Start up your daemon and get its pid. Then do whatever it is that you do to reproduce this problem, and when its about to happen, grab the output of lsof -p $IPFS_PID
.
It might help to grab it a few times, before, during (as close as you can get to the error) and after. With this info we should be able to figure out where those pids are coming from and fix the bug
See the attached output files from lsof
.
lsof-before.txt
lsof-during.txt
lsof-after.txt
LevelDB is using 500 FDs, this shouldn't happen.
what the hell...
Any ideas on why so many file descriptors?
@jefft0 I've tried to reproduce the issue several times now with no luck.
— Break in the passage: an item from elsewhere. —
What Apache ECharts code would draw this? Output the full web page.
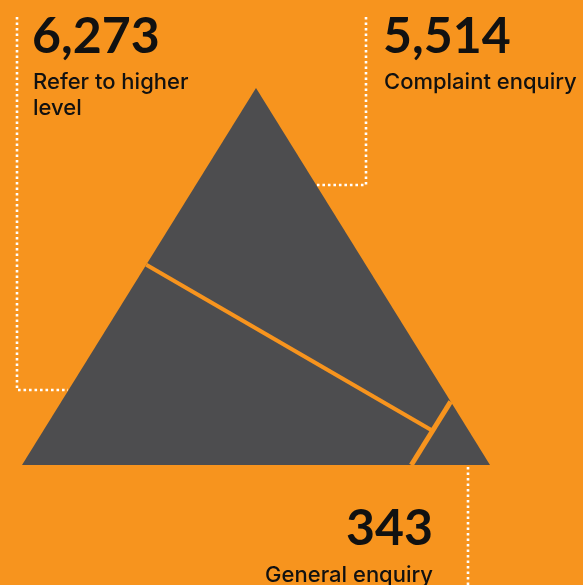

What sort of disks do you have? and is there anything weird about your setup? (like, different weird filesystems, mountpoints, OS tweaks that might affect this)
My files are in an 8-drive JBOD housing over USB. I'm using the default mount point for Ubuntu, but through symbolic links in the .ipfs
folder (as I described elsewhere to meet the security requirement).
@jefft0 and your .ipfs directory (the datastore and blocks directories) are stored on a normal disk? (ssd or spinner?)
Yes, they're on my SSD system drive.
(My default home directory)
@jefft0 Okay, i'll run some experiments with the data being on a mounted drive.
In the meantime, if you don't mind, could you grab a stack dump from your daemon while the file descriptor usage is really high?
curl localhost:5001/debug/pprof/goroutine\?debug=2 > ipfs.stacks
I'm curious to see if there are tons of concurrent processes hitting leveldb for some reason
Attached. ipfs.stacks.txt
@whyrusleeping Here's another data point. I tried the same setup on macOS 10.12 . I'm not running the daemon as I add --nocopy
each file. It's easy to get the PID and run lsof
because it's getting slower and slower as I add each file. It now takes over a minute to add one 200MB file.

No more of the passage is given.